• Open Access

A plant-produced influenza subunit vaccine protects ferrets against virus challenge

Authors


Vidadi Yusibov, Fraunhofer USA Center for Molecular Biotechnology, 9 Innovation Way Suite 200, Newark, DE 19711, USA.
Email vyusibov@fraunhofer-cmb.org

Abstract

Background  Influenza A viruses are of major concern for public health, causing worldwide epidemics associated with high morbidity and mortality. Vaccines are critical for protection against influenza, but given the recent emergence of new strains with pandemic potential, and some limitations of the current production systems, there is a need for new approaches for vaccine development.

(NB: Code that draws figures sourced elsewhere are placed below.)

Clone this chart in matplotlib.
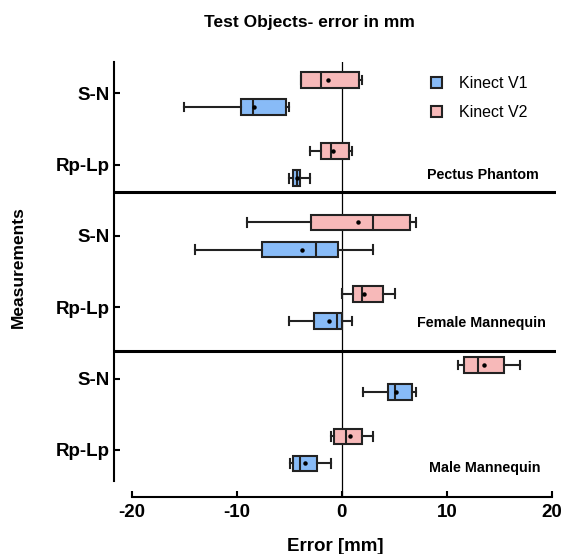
import matplotlib
matplotlib.use("Agg")
import matplotlib.pyplot as plt
from matplotlib.patches import Patch

plt.rcParams['font.family'] = ['Liberation Sans', 'DejaVu Sans']

# rows top to bottom: Pectus S-N, Pectus Rp-Lp, Female S-N, Female Rp-Lp, Male S-N, Male Rp-Lp
row_labels = ["S-N", "Rp-Lp", "S-N", "Rp-Lp", "S-N", "Rp-Lp"]
group_names = ["Pectus Phantom", "Female Mannequin", "Male Mannequin"]

# Kinect V1 (blue)
v1_whislo = [-15.0, -5.0, -14.0, -5.0, 2.0, -4.9]
v1_q1 = [-9.65, -4.67, -7.65, -2.67, 4.4, -4.67]
v1_med = [-8.45, -4.3, -2.5, -0.48, 5.05, -3.97]
v1_mean = [-8.35, -4.25, -3.75, -1.27, 5.2, -3.5]
v1_q3 = [-5.3, -4.0, -0.35, -0.03, 6.7, -2.35]
v1_whishi = [-5.08, -3.0, 3.0, 1.0, 7.05, -1.0]

# Kinect V2 (pink)
v2_whislo = [-3.93, -3.0, -9.0, 0.0, 11.1, -1.0]
v2_q1 = [-3.93, -1.94, -2.95, 1.05, 11.6, -0.73]
v2_med = [-2.03, -1.0, 3.0, 1.95, 13.0, 0.44]
v2_mean = [-1.36, -0.82, 1.56, 2.13, 13.5, 0.73]
v2_q3 = [1.62, 0.67, 6.5, 3.95, 15.4, 1.9]
v2_whishi = [1.95, 1.0, 7.05, 5.05, 17.0, 3.0]

blue = '#88BBF7'
pink = '#F7B9B9'
edge = '#222222'


def make_stats(lo, q1, med, mean, q3, hi):
    return [dict(whislo=a, q1=b, med=c, mean=d, q3=e, whishi=f, fliers=[])
            for a, b, c, d, e, f in zip(lo, q1, med, mean, q3, hi)]


fig = plt.figure(figsize=(5.63, 5.54), dpi=100)
ax = fig.add_axes([0.2025, 0.1029, 0.7851, 0.7852])

rows = list(range(len(row_labels)))
off = 0.19
bw = 0.22

for stats, col, shift in [
        (make_stats(v1_whislo, v1_q1, v1_med, v1_mean, v1_q3, v1_whishi), blue, off),
        (make_stats(v2_whislo, v2_q1, v2_med, v2_mean, v2_q3, v2_whishi), pink, -off)]:
    ax.bxp(stats, positions=[r + shift for r in rows], vert=False, widths=bw,
           capwidths=bw * 0.55, patch_artist=True, showmeans=True, showfliers=False,
           boxprops=dict(facecolor=col, edgecolor=edge, linewidth=1.5),
           medianprops=dict(color=edge, linewidth=1.5),
           whiskerprops=dict(color=edge, linewidth=1.5),
           capprops=dict(color=edge, linewidth=1.5),
           meanprops=dict(marker='o', markerfacecolor='black', markeredgecolor='black',
                          markersize=2.2))

ax.set_xlim(-21.7, 20.4)
ax.set_ylim(5.66, -0.44)

ax.axvline(0, color='black', lw=0.9, zorder=0)
for ysep in [1.38, 3.61]:
    ax.axhline(ysep, color='black', lw=2.2)

ax.spines['top'].set_visible(False)
ax.spines['right'].set_visible(False)
ax.spines['left'].set_linewidth(1.5)
ax.spines['bottom'].set_linewidth(1.5)
ax.spines['left'].set_bounds(-0.44, 5.43)
ax.spines['bottom'].set_bounds(-20, 20)

ax.set_yticks(rows)
ax.set_yticklabels(row_labels, fontsize=13.5, fontweight='bold')
ax.set_xticks([-20, -10, 0, 10, 20])
ax.set_xticklabels(['-20', '-10', '0', '10', '20'], fontsize=13.5, fontweight='bold')
ax.tick_params(axis='both', direction='in', length=4, width=1.5)
ax.tick_params(axis='y', pad=3)
ax.tick_params(axis='x', pad=5)

ax.set_xlabel('Error [mm]', fontsize=13.5, fontweight='bold', labelpad=12.5)
fig.text(0.032, 0.518, 'Measurements', rotation=90, fontsize=12.5, fontweight='bold',
         ha='center', va='center')
fig.text(0.549, 0.96, 'Test Objects- error in mm', fontsize=12.5, fontweight='bold',
         ha='center', va='center')

label_pos = [(18.76, 1.14), (19.43, 3.22), (18.95, 5.25)]
for name, (lx, ly) in zip(group_names, label_pos):
    ax.text(lx, ly, name, fontsize=10.3, fontweight='bold', ha='right', va='center')

handles = [Patch(facecolor=blue, edgecolor=edge, linewidth=1.5, label='Kinect V1'),
           Patch(facecolor=pink, edgecolor=edge, linewidth=1.5, label='Kinect V2')]
ax.legend(handles=handles, loc='upper left', bbox_to_anchor=(0.685, 1.0), frameon=False,
          fontsize=11.5, handlelength=0.65, handleheight=0.65, handletextpad=1.1,
          labelspacing=0.85)

fig.savefig('out.png', dpi=100)
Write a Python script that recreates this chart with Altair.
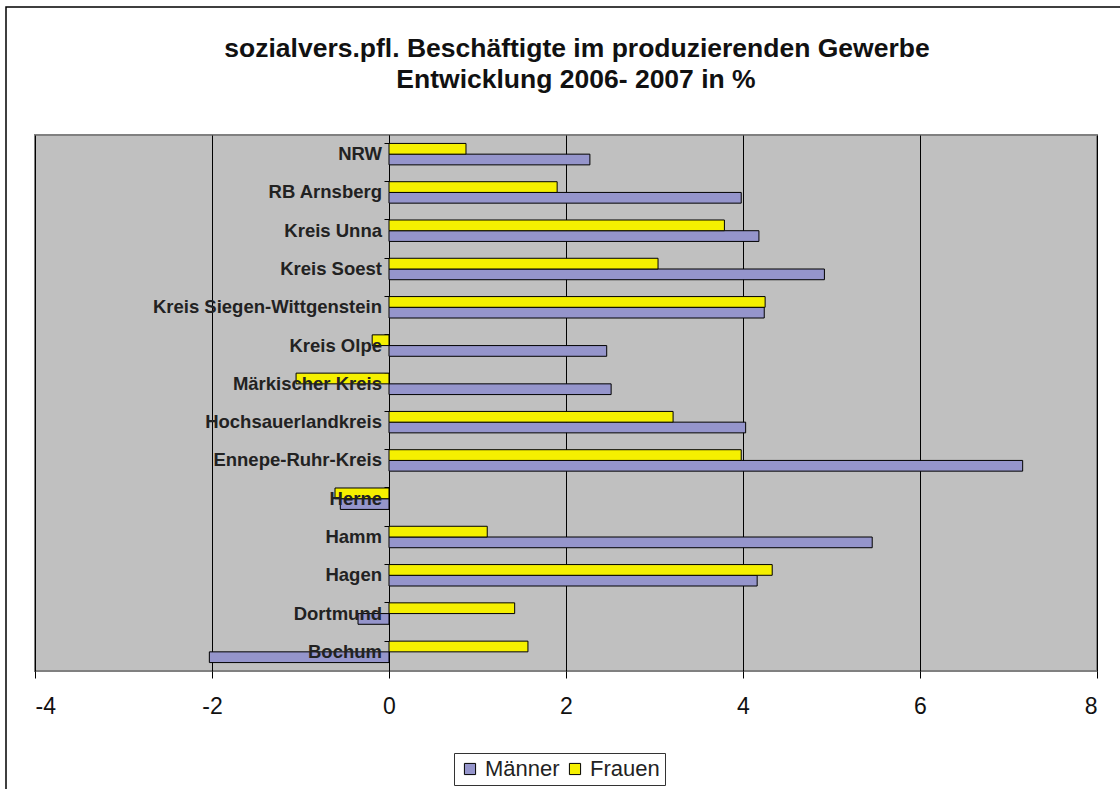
import altair as alt
import pandas as pd

regions = ["NRW", "RB Arnsberg", "Kreis Unna", "Kreis Soest", "Kreis Siegen-Wittgenstein",
           "Kreis Olpe", "Märkischer Kreis", "Hochsauerlandkreis", "Ennepe-Ruhr-Kreis",
           "Herne", "Hamm", "Hagen", "Dortmund", "Bochum"]
maenner = [2.27, 3.98, 4.18, 4.92, 4.24, 2.46, 2.51, 4.03, 7.16, -0.55, 5.46, 4.16, -0.35, -2.03]
frauen = [0.87, 1.90, 3.79, 3.04, 4.25, -0.19, -1.05, 3.21, 3.98, -0.61, 1.11, 4.33, 1.42, 1.57]
series = ["Männer", "Frauen"]
x_ticks = [-4, -2, 0, 2, 4, 6, 8]
title_lines = ["sozialvers.pfl. Beschäftigte im produzierenden Gewerbe", "Entwicklung 2006- 2007 in %"]

rows = []
for r, m, f in zip(regions, maenner, frauen):
    rows.append({"Region": r, "Serie": "Männer", "Wert": m})
    rows.append({"Region": r, "Serie": "Frauen", "Wert": f})
df = pd.DataFrame(rows)
labels = pd.DataFrame({"Region": regions})

FONT = "Liberation Sans"
x_scale = alt.Scale(domain=[-4, 8], nice=False)
y_scale = alt.Scale(domain=regions, paddingInner=0.44, paddingOuter=0.22)

bars = alt.Chart(df).mark_bar(stroke="black", strokeWidth=1).encode(
    x=alt.X("Wert:Q", scale=x_scale,
            axis=alt.Axis(values=x_ticks, title=None, grid=True, gridColor="black", gridWidth=1,
                          domain=False, tickColor="black", tickSize=7, labelFontSize=23,
                          labelColor="#111", labelFont=FONT, labelPadding=17,
                          labelExpr="'' + datum.value")),
    x2=alt.datum(0),
    y=alt.Y("Region:N", scale=y_scale,
            axis=alt.Axis(title=None, labels=False, offset=-354, bandPosition=0,
                          domainColor="black", domainWidth=1, tickColor="black", tickSize=5,
                          grid=False)),
    yOffset=alt.YOffset("Serie:N", scale=alt.Scale(domain=["Frauen", "Männer"], paddingInner=0, paddingOuter=0)),
    color=alt.Color("Serie:N", scale=alt.Scale(domain=series, range=["#9595CB", "#F5F000"]),
                    legend=alt.Legend(title=None, orient="none", legendX=419, legendY=618,
                                      direction="horizontal", strokeColor="#333", fillColor="white",
                                      padding=5, labelFontSize=22, labelFont=FONT, labelColor="#222",
                                      symbolType="square", symbolSize=125, symbolStrokeColor="black",
                                      symbolStrokeWidth=1, symbolOpacity=1, labelOffset=4,
                                      columnPadding=4)),
)

text = alt.Chart(labels).mark_text(align="right", baseline="middle", dx=-7, fontSize=18.5,
                                   fontWeight="bold", font=FONT, color="#222").encode(
    x=alt.datum(0),
    y=alt.Y("Region:N", scale=y_scale),
    text="Region:N",
)

one = pd.DataFrame({"a": [0]})
frame = alt.Chart(one).mark_rect(fill=None, stroke="black", strokeWidth=1.5).encode(
    x=alt.value(-29), x2=alt.value(1095), y=alt.value(-128), y2=alt.value(664)
)

title1 = alt.Chart(one).mark_text(text=title_lines[0], fontSize=26.5, font=FONT, fontWeight="bold",
                                  color="#111", align="center", baseline="alphabetic").encode(
    x=alt.value(542), y=alt.value(-78)
)
title2 = alt.Chart(one).mark_text(text=title_lines[1], fontSize=26.5, font=FONT, fontWeight="bold",
                                  color="#111", align="center", baseline="alphabetic").encode(
    x=alt.value(541), y=alt.value(-47)
)

chart = alt.layer(bars, text, frame, title1, title2).properties(
    width=1062, height=536,
    background="white",
    autosize=alt.AutoSizeParams(type="none"),
    padding={"left": 35, "top": 135, "right": 23, "bottom": 118},
).configure_view(fill="#C0C0C0", stroke="#808080", strokeWidth=2)

chart.save("out.html", embed_options={"renderer": "svg", "actions": False})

Objective  To demonstrate the immunogenicity and protective efficacy of plant-produced influenza antigens.

Method  We engineered, using influenza A/Wyoming/3/03 (H3N2) as a model virus, the stem and globular domains of hemagglutinin (HA) produced in plants as fusions to a carrier protein and used purified antigens with and without adjuvant for ferret immunization.

Results  These plant-produced antigens were highly immunogenic and conferred complete protection against infection in the ferret challenge model. The addition of plant-produced neuraminidase was shown to enhance the immune response in ferrets.

Conclusions  Plants can be used as a production vehicle for vaccine development against influenza. Domains of HA can generate protective immune responses in ferrets.